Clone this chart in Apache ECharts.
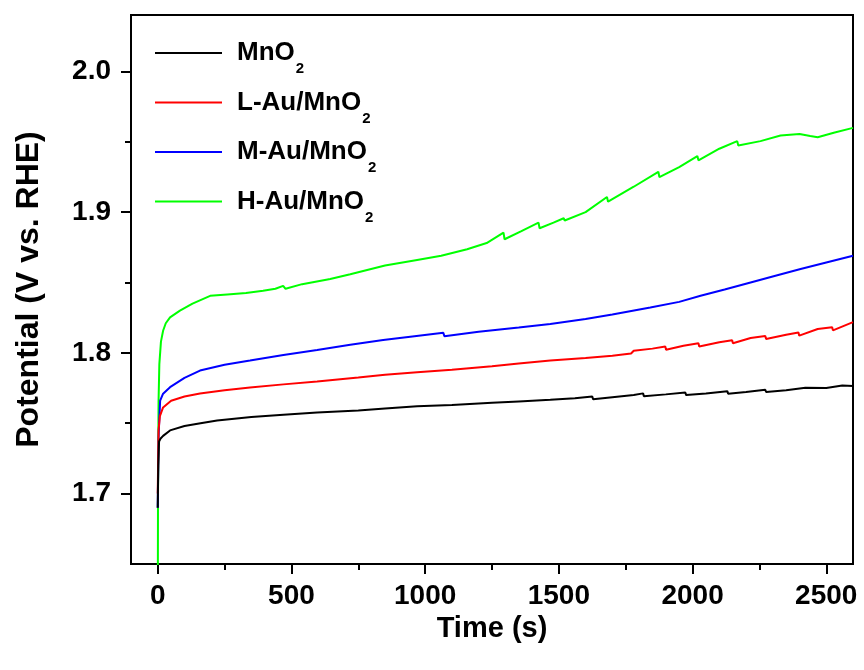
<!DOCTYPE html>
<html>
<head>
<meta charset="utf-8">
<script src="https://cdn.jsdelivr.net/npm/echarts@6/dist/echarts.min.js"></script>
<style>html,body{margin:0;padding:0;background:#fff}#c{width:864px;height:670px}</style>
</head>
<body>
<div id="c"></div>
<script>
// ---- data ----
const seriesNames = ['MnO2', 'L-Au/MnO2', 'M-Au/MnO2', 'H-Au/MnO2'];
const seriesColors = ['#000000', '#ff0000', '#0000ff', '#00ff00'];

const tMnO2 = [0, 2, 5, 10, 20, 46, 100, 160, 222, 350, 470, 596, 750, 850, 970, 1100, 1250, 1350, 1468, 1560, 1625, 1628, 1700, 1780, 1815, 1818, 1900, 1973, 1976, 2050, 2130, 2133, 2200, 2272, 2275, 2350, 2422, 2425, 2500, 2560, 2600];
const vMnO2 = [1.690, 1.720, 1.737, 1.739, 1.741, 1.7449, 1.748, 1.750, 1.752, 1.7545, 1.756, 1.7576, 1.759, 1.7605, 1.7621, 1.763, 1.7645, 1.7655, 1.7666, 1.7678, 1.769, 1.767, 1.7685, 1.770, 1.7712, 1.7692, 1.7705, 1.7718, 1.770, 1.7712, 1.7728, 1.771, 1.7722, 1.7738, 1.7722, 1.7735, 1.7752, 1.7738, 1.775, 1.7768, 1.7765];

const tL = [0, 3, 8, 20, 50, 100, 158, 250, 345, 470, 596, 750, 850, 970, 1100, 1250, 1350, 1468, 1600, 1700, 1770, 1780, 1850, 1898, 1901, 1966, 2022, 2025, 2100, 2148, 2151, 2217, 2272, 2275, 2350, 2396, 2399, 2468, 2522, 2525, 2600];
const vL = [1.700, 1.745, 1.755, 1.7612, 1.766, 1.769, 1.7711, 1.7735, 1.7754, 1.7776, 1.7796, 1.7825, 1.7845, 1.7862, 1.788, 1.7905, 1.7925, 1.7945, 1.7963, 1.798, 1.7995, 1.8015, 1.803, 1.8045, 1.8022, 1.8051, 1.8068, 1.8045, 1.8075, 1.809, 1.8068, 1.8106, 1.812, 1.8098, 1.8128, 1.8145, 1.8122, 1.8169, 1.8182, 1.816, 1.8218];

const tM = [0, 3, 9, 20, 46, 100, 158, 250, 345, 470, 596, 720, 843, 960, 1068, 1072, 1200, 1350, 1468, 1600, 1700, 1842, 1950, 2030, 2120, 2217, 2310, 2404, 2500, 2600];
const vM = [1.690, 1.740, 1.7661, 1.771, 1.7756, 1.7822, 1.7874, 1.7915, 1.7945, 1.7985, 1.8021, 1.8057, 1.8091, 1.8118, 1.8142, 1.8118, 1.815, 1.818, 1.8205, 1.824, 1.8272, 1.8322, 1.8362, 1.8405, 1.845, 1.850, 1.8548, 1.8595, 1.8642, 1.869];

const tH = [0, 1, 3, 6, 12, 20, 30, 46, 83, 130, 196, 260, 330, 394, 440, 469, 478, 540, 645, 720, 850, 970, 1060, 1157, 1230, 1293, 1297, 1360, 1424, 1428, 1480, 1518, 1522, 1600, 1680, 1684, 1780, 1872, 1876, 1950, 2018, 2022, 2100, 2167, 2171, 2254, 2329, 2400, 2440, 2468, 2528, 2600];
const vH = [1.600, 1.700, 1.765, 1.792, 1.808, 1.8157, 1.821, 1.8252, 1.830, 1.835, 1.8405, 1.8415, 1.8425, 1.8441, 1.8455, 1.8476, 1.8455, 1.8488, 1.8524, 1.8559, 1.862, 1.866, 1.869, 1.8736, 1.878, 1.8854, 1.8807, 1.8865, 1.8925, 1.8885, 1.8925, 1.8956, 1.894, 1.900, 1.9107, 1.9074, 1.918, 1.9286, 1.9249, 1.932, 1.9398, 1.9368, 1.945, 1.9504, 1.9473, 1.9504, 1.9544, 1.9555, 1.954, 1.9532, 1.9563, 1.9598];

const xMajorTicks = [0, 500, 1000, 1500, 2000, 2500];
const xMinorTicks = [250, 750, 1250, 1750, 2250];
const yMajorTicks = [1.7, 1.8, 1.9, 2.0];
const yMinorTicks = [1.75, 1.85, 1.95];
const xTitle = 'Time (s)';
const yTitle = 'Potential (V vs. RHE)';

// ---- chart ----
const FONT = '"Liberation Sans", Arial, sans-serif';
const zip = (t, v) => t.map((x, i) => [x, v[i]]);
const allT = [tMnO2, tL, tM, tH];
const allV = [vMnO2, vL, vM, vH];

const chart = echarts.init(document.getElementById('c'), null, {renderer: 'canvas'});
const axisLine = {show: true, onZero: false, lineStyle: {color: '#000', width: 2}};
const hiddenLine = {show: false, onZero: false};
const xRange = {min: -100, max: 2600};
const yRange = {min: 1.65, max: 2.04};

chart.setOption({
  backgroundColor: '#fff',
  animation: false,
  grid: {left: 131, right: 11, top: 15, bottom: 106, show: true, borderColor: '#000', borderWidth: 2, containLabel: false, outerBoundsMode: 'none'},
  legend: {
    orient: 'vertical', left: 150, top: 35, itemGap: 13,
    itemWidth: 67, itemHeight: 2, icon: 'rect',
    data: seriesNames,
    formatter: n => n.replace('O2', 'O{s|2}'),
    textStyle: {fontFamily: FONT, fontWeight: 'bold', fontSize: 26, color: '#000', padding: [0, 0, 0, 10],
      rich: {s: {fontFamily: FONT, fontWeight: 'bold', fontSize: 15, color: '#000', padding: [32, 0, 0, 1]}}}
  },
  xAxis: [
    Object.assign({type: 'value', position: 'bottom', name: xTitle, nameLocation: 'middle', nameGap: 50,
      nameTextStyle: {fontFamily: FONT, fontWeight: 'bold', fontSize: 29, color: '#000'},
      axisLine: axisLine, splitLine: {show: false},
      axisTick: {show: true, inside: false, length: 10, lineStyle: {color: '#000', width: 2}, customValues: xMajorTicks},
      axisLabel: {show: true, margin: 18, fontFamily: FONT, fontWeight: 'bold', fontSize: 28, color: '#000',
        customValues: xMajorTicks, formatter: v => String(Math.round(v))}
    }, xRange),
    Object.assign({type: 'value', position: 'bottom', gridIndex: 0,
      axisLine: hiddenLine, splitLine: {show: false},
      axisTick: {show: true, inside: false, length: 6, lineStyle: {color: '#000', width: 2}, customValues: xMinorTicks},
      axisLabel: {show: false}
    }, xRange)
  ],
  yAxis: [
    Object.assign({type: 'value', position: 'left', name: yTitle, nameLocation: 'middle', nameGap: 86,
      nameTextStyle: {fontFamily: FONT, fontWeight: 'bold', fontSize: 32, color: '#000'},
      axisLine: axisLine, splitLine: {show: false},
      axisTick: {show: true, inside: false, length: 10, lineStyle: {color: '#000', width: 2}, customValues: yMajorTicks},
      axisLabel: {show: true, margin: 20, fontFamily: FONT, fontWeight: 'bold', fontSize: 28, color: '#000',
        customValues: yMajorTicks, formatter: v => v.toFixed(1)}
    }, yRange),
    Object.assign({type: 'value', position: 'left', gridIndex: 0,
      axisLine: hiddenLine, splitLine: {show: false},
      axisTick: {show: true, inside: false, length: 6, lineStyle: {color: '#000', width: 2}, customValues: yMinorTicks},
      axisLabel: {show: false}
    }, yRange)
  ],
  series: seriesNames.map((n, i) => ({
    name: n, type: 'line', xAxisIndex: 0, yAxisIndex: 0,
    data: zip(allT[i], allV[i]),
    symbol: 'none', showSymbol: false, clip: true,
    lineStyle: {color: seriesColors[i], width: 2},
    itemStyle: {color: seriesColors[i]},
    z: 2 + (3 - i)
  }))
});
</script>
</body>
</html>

[Written request]
Please take the lines from the beginning of the data above through the line holding "1.775, 1.7768, 1.7765];" and transcribe them exactly, without any pictures.

[Output for this task]
Clone this chart in Apache ECharts.
<!DOCTYPE html>
<html>
<head>
<meta charset="utf-8">
<script src="https://cdn.jsdelivr.net/npm/echarts@6/dist/echarts.min.js"></script>
<style>html,body{margin:0;padding:0;background:#fff}#c{width:864px;height:670px}</style>
</head>
<body>
<div id="c"></div>
<script>
// ---- data ----
const seriesNames = ['MnO2', 'L-Au/MnO2', 'M-Au/MnO2', 'H-Au/MnO2'];
const seriesColors = ['#000000', '#ff0000', '#0000ff', '#00ff00'];

const tMnO2 = [0, 2, 5, 10, 20, 46, 100, 160, 222, 350, 470, 596, 750, 850, 970, 1100, 1250, 1350, 1468, 1560, 1625, 1628, 1700, 1780, 1815, 1818, 1900, 1973, 1976, 2050, 2130, 2133, 2200, 2272, 2275, 2350, 2422, 2425, 2500, 2560, 2600];
const vMnO2 = [1.690, 1.720, 1.737, 1.739, 1.741, 1.7449, 1.748, 1.750, 1.752, 1.7545, 1.756, 1.7576, 1.759, 1.7605, 1.7621, 1.763, 1.7645, 1.7655, 1.7666, 1.7678, 1.769, 1.767, 1.7685, 1.770, 1.7712, 1.7692, 1.7705, 1.7718, 1.770, 1.7712, 1.7728, 1.771, 1.7722, 1.7738, 1.7722, 1.7735, 1.7752, 1.7738, 1.775, 1.7768, 1.7765];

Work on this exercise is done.